DATA EXTRACT:
────

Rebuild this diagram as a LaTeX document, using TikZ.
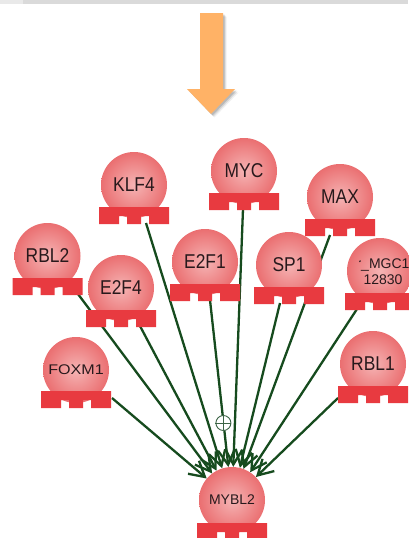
\documentclass[tikz,border=0pt]{standalone}
\usepackage{fontspec}
\setmainfont{Liberation Sans}
\newfontfamily\tallfont[FakeStretch=0.87]{Liberation Sans}
\newfontfamily\widefont[FakeStretch=1.15]{Liberation Sans}
\usetikzlibrary{arrows.meta}
\definecolor{edgegreen}{RGB}{22,75,30}
\definecolor{basered}{RGB}{232,58,64}
\definecolor{ballin}{RGB}{245,180,180}
\definecolor{ballmid}{RGB}{234,108,110}
\definecolor{ballout}{RGB}{220,56,60}
\definecolor{arroworange}{RGB}{255,178,102}
\definecolor{txt}{RGB}{40,25,28}
\definecolor{topbar}{RGB}{218,218,218}
\definecolor{plusc}{RGB}{60,100,70}
\pgfdeclareradialshading{geneball}{\pgfpoint{0bp}{0bp}}{color(0bp)=(ballin); color(26bp)=(ballmid); color(50bp)=(ballout)}
\pgfdeclarelayer{bg}
\pgfdeclarelayer{edges}
\pgfsetlayers{bg,edges,main}
\tikzset{
  gene/.style={circle, minimum size=66pt, inner sep=0pt, shade, shading=geneball, text=txt,
    font=\tallfont\fontsize{20}{20}\selectfont},
  smallgene/.style={gene, font=\fontsize{14}{14}\selectfont},
  widegene/.style={gene, font=\widefont\fontsize{14}{14}\selectfont},
  link/.style={draw=edgegreen, line width=2.3pt, -{Straight Barb[length=15pt,width=17pt]}},
  genebase/.pic={\fill[basered] (-35,0) -- (35,0) -- (35,17) -- (15,17) -- (15,9) -- (7,9) -- (7,17)
     -- (-7,17) -- (-7,9) -- (-15,9) -- (-15,17) -- (-35,17) -- cycle;}
}
\begin{document}
\begin{tikzpicture}[x=1pt,y=-1pt]
\useasboundingbox (0,0) rectangle (408,538);
\begin{pgfonlayer}{bg}
\fill[white] (0,0) rectangle (408,538);
\fill[topbar] (0,0) rectangle (408,3.5);
\fill[topbar!60] (0,0) rectangle (23,3.5);
\end{pgfonlayer}

% orange arrow with soft shadow
\foreach \s/\o in {3.5/0.06, 2.5/0.10, 1.5/0.14}{
\fill[black, opacity=\o, shift={(\s,\s)}]
  (200,13) -- (223,13) -- (223,89) -- (235,89) -- (211,114) -- (187,89) -- (200,89) -- cycle;
}
\fill[arroworange]
  (200,13) -- (223,13) -- (223,89) -- (235,89) -- (211,114) -- (187,89) -- (200,89) -- cycle;

% genes
\node[gene] (klf4) at (134,185) {KLF4};
\pic at (134,207) {genebase};
\node[gene] (myc) at (244,171) {MYC};
\pic at (244,193) {genebase};
\node[gene] (max) at (340,197) {MAX};
\pic at (340,219) {genebase};
\node[gene] (rbl2) at (47.5,256) {RBL2};
\pic at (47.5,278) {genebase};
\node[gene] (e2f4) at (121,288) {E2F4};
\pic at (121,310) {genebase};
\node[gene] (e2f1) at (205,262) {E2F1};
\pic at (205,284) {genebase};
\node[gene] (sp1) at (289,265) {SP1};
\pic at (289,287) {genebase};
\node[gene] (mgc) at (380,271) {};
\pic at (380,293) {genebase};
\begin{scope}
\clip (359,250) rectangle (410,292);
\node[text=txt, font=\fontsize{14}{16}\selectfont, align=center, inner sep=0pt] (mgclabel) at (383,272) {r\_MGC1\\12830};
\end{scope}
\node[gene] (rbl1) at (373,364) {RBL1};
\pic at (373,386) {genebase};
\node[widegene] (foxm1) at (76,370) {FOXM1};
\pic at (76,391) {genebase};
\node[smallgene] (mybl2) at (232,500) {MYBL2};
\pic at (232,523) {genebase};

% edge origins
\coordinate (foxm1o) at (112,398);
\coordinate (rbl2o) at (78,294);
\coordinate (e2f4o) at (140,326);
\coordinate (klf4o) at (146,223);
\coordinate (myco) at (243,209);
\coordinate (e2f1o) at (210,300);
\coordinate (sp1o) at (280,303);
\coordinate (maxo) at (330,235);
\coordinate (mgco) at (357,309);
\coordinate (rbl1o) at (338,398);

\begin{pgfonlayer}{edges}
\draw[link] (foxm1o) -- (mybl2);
\draw[link] (rbl2o) -- (mybl2);
\draw[link] (e2f4o) -- (mybl2);
\draw[link] (klf4o) -- (mybl2);
\draw[link] (myco) -- (mybl2);
\draw[link] (e2f1o) -- (mybl2);
\draw[link] (sp1o) -- (mybl2);
\draw[link] (maxo) -- (mybl2);
\draw[link] (mgco) -- (mybl2);
\draw[link] (rbl1o) -- (mybl2);
\end{pgfonlayer}

% plus marker on E2F1 edge
\node[circle, draw=plusc, fill=white, line width=0.9pt, minimum size=15pt, inner sep=0pt] (plusmark) at (223.4,423) {};
\draw[plusc, line width=0.9pt] (plusmark.north) -- (plusmark.south) (plusmark.west) -- (plusmark.east);
\end{tikzpicture}
\end{document}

────

EXERCISE PROMPT:
Return the material word for word. Pictures are not part of the copy.

EXERCISE RESPONSE:
Rebuild this diagram as a LaTeX document, using TikZ.
\documentclass[tikz,border=0pt]{standalone}
\usepackage{fontspec}
\setmainfont{Liberation Sans}
\newfontfamily\tallfont[FakeStretch=0.87]{Liberation Sans}
\newfontfamily\widefont[FakeStretch=1.15]{Liberation Sans}
\usetikzlibrary{arrows.meta}
\definecolor{edgegreen}{RGB}{22,75,30}
\definecolor{basered}{RGB}{232,58,64}
\definecolor{ballin}{RGB}{245,180,180}
\definecolor{ballmid}{RGB}{234,108,110}
\definecolor{ballout}{RGB}{220,56,60}
\definecolor{arroworange}{RGB}{255,178,102}
\definecolor{txt}{RGB}{40,25,28}
\definecolor{topbar}{RGB}{218,218,218}
\definecolor{plusc}{RGB}{60,100,70}
\pgfdeclareradialshading{geneball}{\pgfpoint{0bp}{0bp}}{color(0bp)=(ballin); color(26bp)=(ballmid); color(50bp)=(ballout)}
\pgfdeclarelayer{bg}
\pgfdeclarelayer{edges}
\pgfsetlayers{bg,edges,main}
\tikzset{
  gene/.style={circle, minimum size=66pt, inner sep=0pt, shade, shading=geneball, text=txt,
    font=\tallfont\fontsize{20}{20}\selectfont},
  smallgene/.style={gene, font=\fontsize{14}{14}\selectfont},
  widegene/.style={gene, font=\widefont\fontsize{14}{14}\selectfont},
  link/.style={draw=edgegreen, line width=2.3pt, -{Straight Barb[length=15pt,width=17pt]}},
  genebase/.pic={\fill[basered] (-35,0) -- (35,0) -- (35,17) -- (15,17) -- (15,9) -- (7,9) -- (7,17)
     -- (-7,17) -- (-7,9) -- (-15,9) -- (-15,17) -- (-35,17) -- cycle;}
}
\begin{document}
\begin{tikzpicture}[x=1pt,y=-1pt]
\useasboundingbox (0,0) rectangle (408,538);
\begin{pgfonlayer}{bg}
\fill[white] (0,0) rectangle (408,538);
\fill[topbar] (0,0) rectangle (408,3.5);
\fill[topbar!60] (0,0) rectangle (23,3.5);
\end{pgfonlayer}

% orange arrow with soft shadow
\foreach \s/\o in {3.5/0.06, 2.5/0.10, 1.5/0.14}{
\fill[black, opacity=\o, shift={(\s,\s)}]
  (200,13) -- (223,13) -- (223,89) -- (235,89) -- (211,114) -- (187,89) -- (200,89) -- cycle;
}
\fill[arroworange]
  (200,13) -- (223,13) -- (223,89) -- (235,89) -- (211,114) -- (187,89) -- (200,89) -- cycle;

% genes
\node[gene] (klf4) at (134,185) {KLF4};
\pic at (134,207) {genebase};
\node[gene] (myc) at (244,171) {MYC};
\pic at (244,193) {genebase};
\node[gene] (max) at (340,197) {MAX};
\pic at (340,219) {genebase};
\node[gene] (rbl2) at (47.5,256) {RBL2};
\pic at (47.5,278) {genebase};
\node[gene] (e2f4) at (121,288) {E2F4};
\pic at (121,310) {genebase};
\node[gene] (e2f1) at (205,262) {E2F1};
\pic at (205,284) {genebase};
\node[gene] (sp1) at (289,265) {SP1};
\pic at (289,287) {genebase};
\node[gene] (mgc) at (380,271) {};
\pic at (380,293) {genebase};
\begin{scope}
\clip (359,250) rectangle (410,292);
\node[text=txt, font=\fontsize{14}{16}\selectfont, align=center, inner sep=0pt] (mgclabel) at (383,272) {r\_MGC1\\12830};
\end{scope}
\node[gene] (rbl1) at (373,364) {RBL1};
\pic at (373,386) {genebase};
\node[widegene] (foxm1) at (76,370) {FOXM1};
\pic at (76,391) {genebase};
\node[smallgene] (mybl2) at (232,500) {MYBL2};
\pic at (232,523) {genebase};

% edge origins
\coordinate (foxm1o) at (112,398);
\coordinate (rbl2o) at (78,294);
\coordinate (e2f4o) at (140,326);
\coordinate (klf4o) at (146,223);
\coordinate (myco) at (243,209);
\coordinate (e2f1o) at (210,300);
\coordinate (sp1o) at (280,303);
\coordinate (maxo) at (330,235);
\coordinate (mgco) at (357,309);
\coordinate (rbl1o) at (338,398);

\begin{pgfonlayer}{edges}
\draw[link] (foxm1o) -- (mybl2);
\draw[link] (rbl2o) -- (mybl2);
\draw[link] (e2f4o) -- (mybl2);
\draw[link] (klf4o) -- (mybl2);
\draw[link] (myco) -- (mybl2);
\draw[link] (e2f1o) -- (mybl2);
\draw[link] (sp1o) -- (mybl2);
\draw[link] (maxo) -- (mybl2);
\draw[link] (mgco) -- (mybl2);
\draw[link] (rbl1o) -- (mybl2);
\end{pgfonlayer}

% plus marker on E2F1 edge
\node[circle, draw=plusc, fill=white, line width=0.9pt, minimum size=15pt, inner sep=0pt] (plusmark) at (223.4,423) {};
\draw[plusc, line width=0.9pt] (plusmark.north) -- (plusmark.south) (plusmark.west) -- (plusmark.east);
\end{tikzpicture}
\end{document}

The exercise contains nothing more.